Com apelo emocional, mercado de brinquedos resiste à crise
O sonho de criança tornou-se o grande negócio do empresário José Lopes Viana, conhecido por “Zepetto”, referência ao personagem infantil Gepeto, criador do boneco de madeira Pinóquio.
Aos 69 anos, Zepetto preserva a magia e o fascínio de quando fabricou o seu primeiro brinquedo de madeira, aos 4 anos. Hoje, ele é dono de uma fábrica de brinquedos artesanais em madeira e atende lojas infantis e pedidos de todo país. O ex-funcionário da antiga Telemig morava no bairro Havaí, na Região Oeste de BH, onde mantinha uma oficina nos fundos. Há nove anos, ele se mudou para Conceição da Aparecida, no Sul de Minas, onde se dedica integralmente à sua microempresa, fabricando carrinhos e outros objetos.
“O brinquedo não é um produto essencial. A gente consegue viver sem ele. Mas o pai nunca deixa de presentear o filho no aniversário, no Dia das Crianças e no Natal”, diz Zepetto. “O mercado de brinquedos tem reagido bem à crise”, afirma.
A empresária Renata Rozati reclama da concorrência paulista.“Um pula-pula que vendo aqui por R$ 3,5 mil ou R$ 4 mil, lá eles vendem por R$ 2,5 mil. Os clientes vão pelo preço, mas não olham a qualidade. No primeiro aluguel, o brinquedo rasga todo”, diz. Mas ela lucra até com isso. “Percebi o nicho e passei a consertar brinquedos”,conta.

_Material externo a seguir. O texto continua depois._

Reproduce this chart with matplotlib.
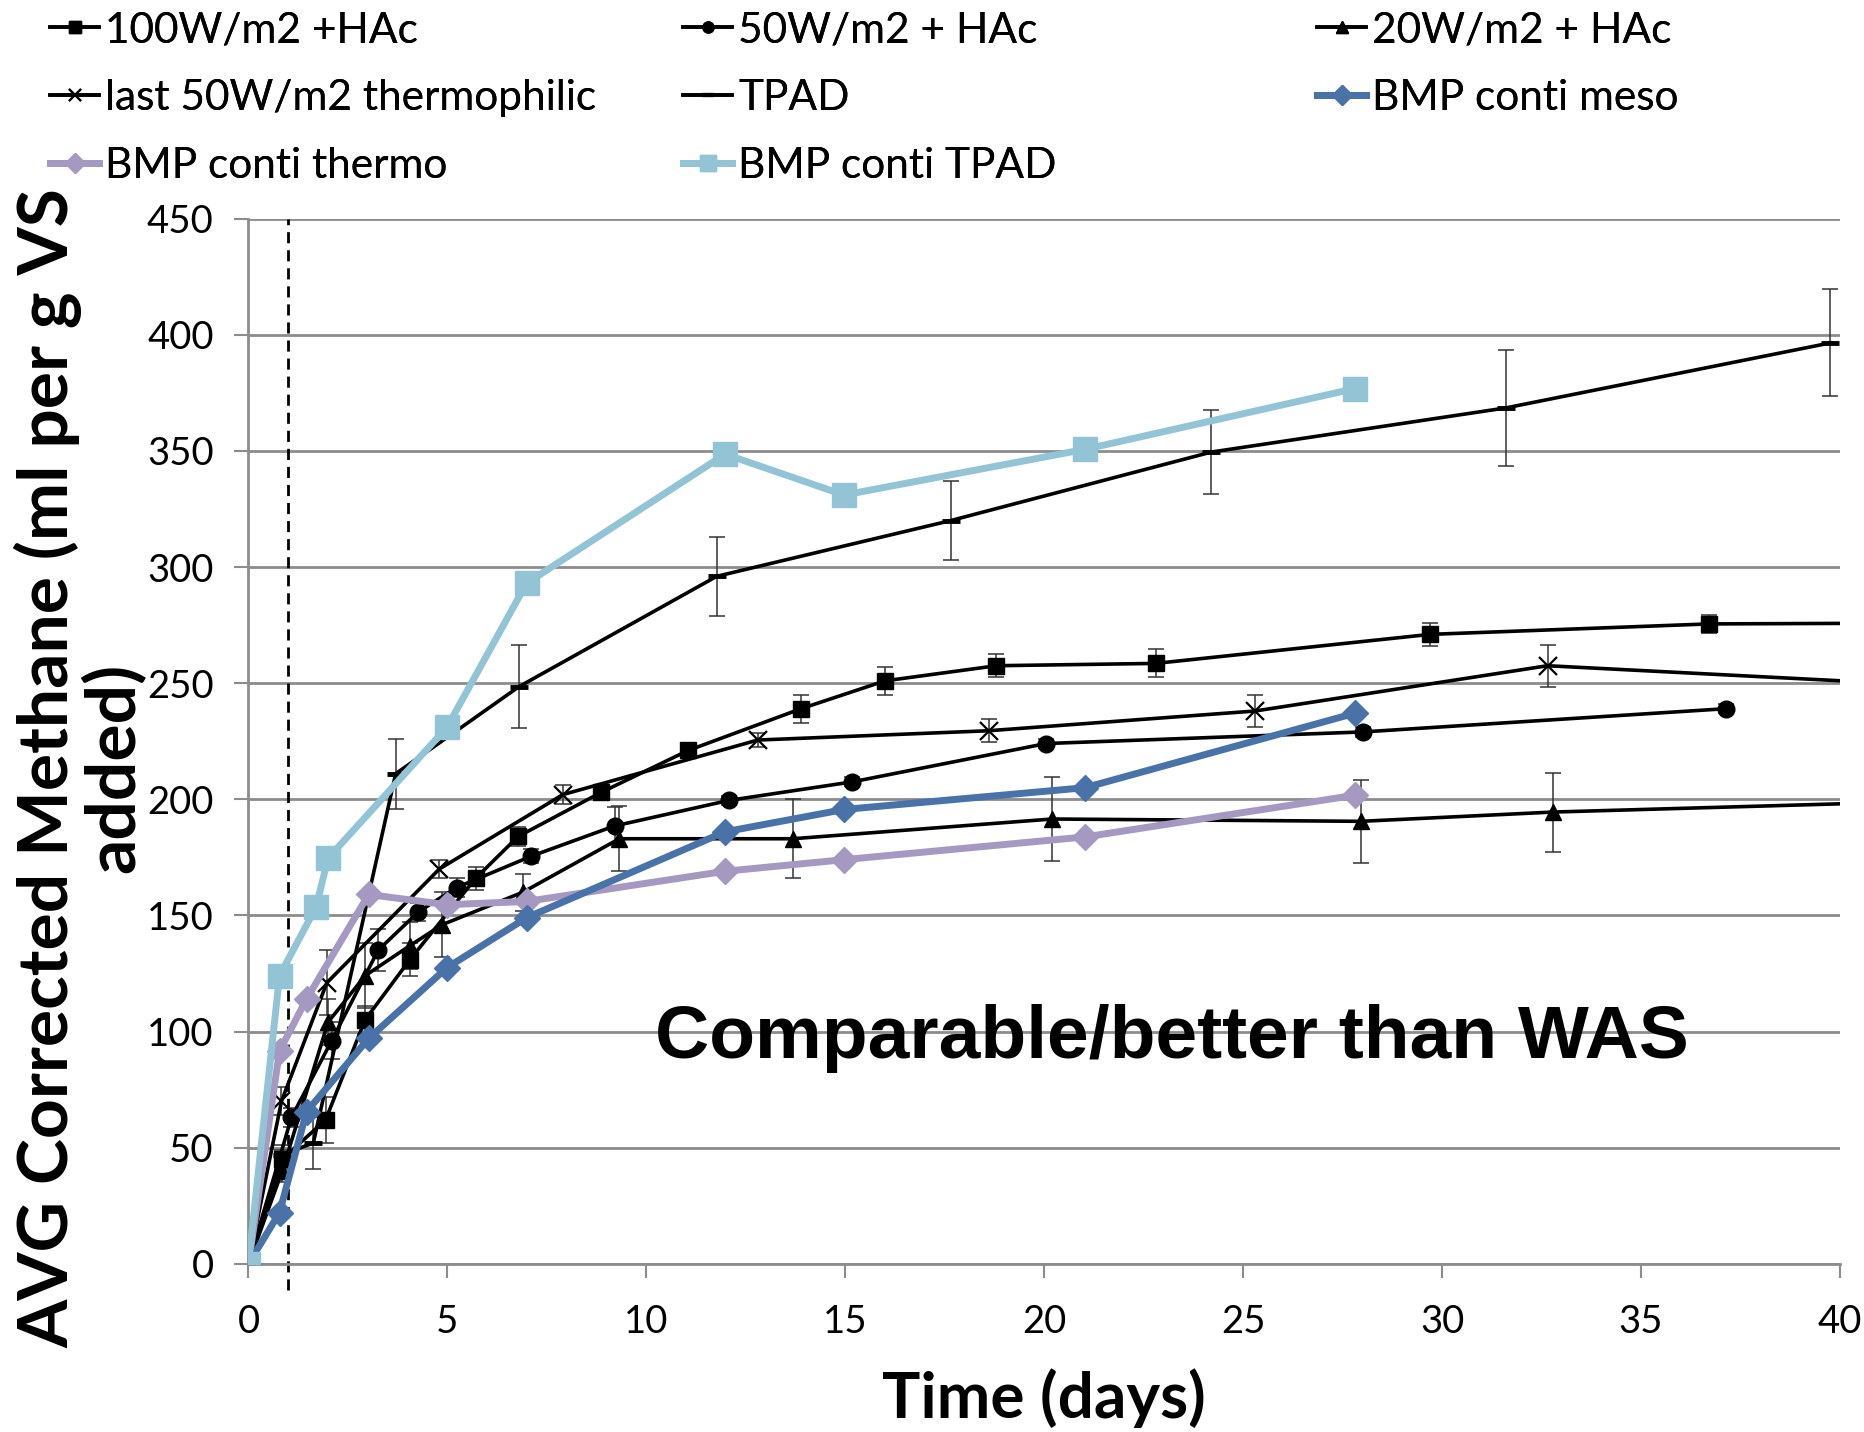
import matplotlib
matplotlib.use("Agg")
import matplotlib.pyplot as plt
from matplotlib.lines import Line2D
from matplotlib import font_manager as fm

# ---------------- data ----------------
t_100 = [0, 0.85, 1.94, 2.93, 4.06, 5.71, 6.78, 8.87, 11.05, 13.89, 16.0, 18.8, 22.8, 29.7, 36.7, 44]
y_100 = [0, 45, 62, 105, 131, 166, 184, 203, 221, 239, 251, 257.5, 258.5, 271, 275.5, 276]
e_100 = [0, 4, 10, 6, 7, 5, 4, 3, 3, 6, 6, 5, 6, 5, 4, 0]

t_50 = [0, 1.08, 2.09, 3.26, 4.27, 5.23, 7.11, 9.2, 12.07, 15.18, 20.05, 28.02, 37.13]
y_50 = [0, 63, 96, 135, 151.5, 162, 175.5, 188.5, 199.5, 207.5, 224, 229, 239]
e_50 = [0, 4, 8, 9, 4, 4, 3, 8, 2, 2, 2, 2, 2]

t_20 = [0, 0.85, 2.0, 2.93, 4.06, 4.87, 6.9, 9.32, 13.68, 20.2, 27.96, 32.8, 44]
y_20 = [0, 40, 104, 124, 137, 146, 160, 183, 183, 191.5, 190.5, 194.5, 200]
e_20 = [0, 5, 10, 14, 10, 14, 8, 14, 17, 18, 18, 17, 0]

t_last = [0, 0.83, 1.97, 4.8, 7.9, 12.8, 18.6, 25.3, 32.65, 44]
y_last = [0, 70, 121, 170, 202, 225.5, 229.5, 238, 257.5, 247.5]
e_last = [0, 6, 14, 4, 4, 3, 5, 7, 9, 0]

t_tpad = [0, 0.85, 1.63, 3.7, 6.8, 11.77, 17.65, 24.2, 31.6, 39.76]
y_tpad = [0, 47, 52, 211, 248.5, 296, 320, 349.5, 368.5, 396.5]
e_tpad = [0, 4, 11, 15, 18, 17, 17, 18, 25, 23]

t_bmp = [0, 0.78, 1.46, 3.02, 4.99, 6.99, 11.98, 14.97, 21.03, 27.8]
y_meso = [0, 22, 65.5, 97, 127.5, 149, 186, 195.6, 205, 237]
y_thermo = [0, 91.6, 114, 159, 154.6, 156, 169, 174, 183.8, 201.7]
t_bmp_tpad = [0, 0.78, 1.7, 2.0, 4.99, 6.99, 11.98, 14.97, 21.03, 27.8]
y_bmp_tpad = [0, 124, 153.6, 174.6, 231, 293, 348.6, 331, 350.7, 376.8]

labels = ["100W/m2 +HAc", "50W/m2 + HAc", "20W/m2 + HAc",
          "last 50W/m2 thermophilic", "TPAD", "BMP conti meso",
          "BMP conti thermo", "BMP conti TPAD"]

x_ticks = [0, 5, 10, 15, 20, 25, 30, 35, 40]
y_ticks = [0, 50, 100, 150, 200, 250, 300, 350, 400, 450]

# ---------------- fonts ----------------
available = {f.name for f in fm.fontManager.ttflist}
def pick(cands, default="DejaVu Sans"):
    for c in cands:
        if c in available:
            return c
    return default

NARROW = pick(["Lato", "Carlito"])
ARIAL = pick(["Liberation Sans", "Arimo", "Arial"])
plt.rcParams["font.family"] = [NARROW, "DejaVu Sans"]

C_MESO = "#4872A8"
C_THERMO = "#A699C1"
C_LTPAD = "#92C4D6"
GRID = "#8C8C8C"

fig = plt.figure(figsize=(18.64, 14.32), dpi=100)
ax = fig.add_axes([0.1333, 0.1175, 0.9871 - 0.1333, 0.8473 - 0.1175])

ax.set_xlim(0, 40)
ax.set_ylim(0, 450)
ax.set_xticks(x_ticks)
ax.set_yticks(y_ticks)
ax.yaxis.grid(True, color=GRID, lw=2)
ax.set_axisbelow(True)
for s in ["top", "right"]:
    ax.spines[s].set_visible(False)
for s in ["left", "bottom"]:
    ax.spines[s].set_color(GRID)
    ax.spines[s].set_linewidth(2)
ax.tick_params(axis="both", colors=GRID, length=10, width=1.5, labelsize=27.5,
               labelcolor="black")
ax.tick_params(axis="y", pad=15)
ax.tick_params(axis="x", pad=19)

# reference dashed line at day 1
ax.axvline(1.0, ymin=-0.025, ymax=1.0, color="black", lw=2, ls=(0, (4, 2.5)),
           clip_on=False, zorder=2)

black_kw = dict(color="black", lw=2.6, zorder=3)
err_kw = dict(fmt="none", ecolor="#333333", elinewidth=1.1, capsize=6, capthick=1.1, zorder=2)

series_black = [
    (t_100, y_100, e_100, dict(marker="s", ms=12)),
    (t_50, y_50, e_50, dict(marker="o", ms=12)),
    (t_20, y_20, e_20, dict(marker="^", ms=12)),
    (t_last, y_last, e_last, dict(marker="x", ms=13, mew=1.6)),
    (t_tpad, y_tpad, e_tpad, dict(marker="_", ms=13, mew=3.5)),
]
for t, y, e, mk in series_black:
    ax.errorbar(t, y, yerr=e, **err_kw)
    ax.plot(t, y, **black_kw, **mk)

ax.plot(t_bmp, y_thermo, color=C_THERMO, lw=5, marker="D", ms=13, zorder=4)
ax.plot(t_bmp, y_meso, color=C_MESO, lw=5, marker="D", ms=13, zorder=5)
ax.plot(t_bmp_tpad, y_bmp_tpad, color=C_LTPAD, lw=5, marker="s", ms=17, zorder=5)

ax.text(23.2, 97, "Comparable/better than WAS", ha="center", va="center",
        fontsize=54, fontweight="bold", family=[ARIAL, "DejaVu Sans"], zorder=6)

ax.set_xlabel("Time (days)", fontsize=46, fontweight="bold", labelpad=20)
fig.text(0.043, 1 - 768 / 1432, "AVG Corrected Methane (ml per g VS\nadded)",
         rotation=90, ha="center", va="center", multialignment="center",
         fontsize=50, fontweight="bold", linespacing=0.98)

# ---------------- legend (3 columns placed manually) ----------------
h = [
    Line2D([], [], color="black", lw=2.6, marker="s", ms=8),
    Line2D([], [], color="black", lw=2.6, marker="o", ms=8),
    Line2D([], [], color="black", lw=2.6, marker="^", ms=8),
    Line2D([], [], color="black", lw=2.6, marker="x", ms=9, mew=1.5),
    Line2D([], [], color="black", lw=2.6, marker="_", ms=9, mew=3),
    Line2D([], [], color=C_MESO, lw=5, marker="D", ms=10),
    Line2D([], [], color=C_THERMO, lw=5, marker="D", ms=10),
    Line2D([], [], color=C_LTPAD, lw=5, marker="s", ms=12),
]
cols = [[0, 3, 6], [1, 4, 7], [2, 5]]
col_x = [50, 683, 1317]
for ci, idx in enumerate(cols):
    leg = fig.legend([h[i] for i in idx], [labels[i] for i in idx],
                     loc="upper left", bbox_to_anchor=(col_x[ci] / 1864 - 0.009, 1.004),
                     frameon=False, fontsize=30.5, handlelength=1.15, handletextpad=0.15,
                     labelspacing=0.7, borderaxespad=0)
    fig.add_artist(leg)

fig.savefig("out.png", dpi=100)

Empresário José Viana, apelidado de “Zepetto” em homenagem ao criador do Pinóquio
Empresário José Viana, apelidado de “Zepetto” em homenagem ao criador do Pinóquio, se dedica à fabricação de carrinhos e outros objetos em madeira
A costureira Nancy não tem do que reclamar. Depois que a filha colocou suas roupinhas de boneca em um site de comércio eletrônico, as vendas triplicaram. “Começo a trabalhar às 5 horas da manhã e só paro depois da meia-noite”, conta ela, que veste bonecas para todas as ocasiões, do batizado ao casamento. A neta de 2 anos também se diverte no ateliê.
“Muitas vezes, o tema da festa de aniversário da menina é Branca de Neve ou Chapeuzinho Vermelho, por exemplo. Eu faço o vestido da boneca igual. Vejo uma roupa na vitrine de uma loja, guardo o modelo na memória, chego em casa e desenho. As clientes adoram”, completa Nancy, que começou a vender na porta de um circo.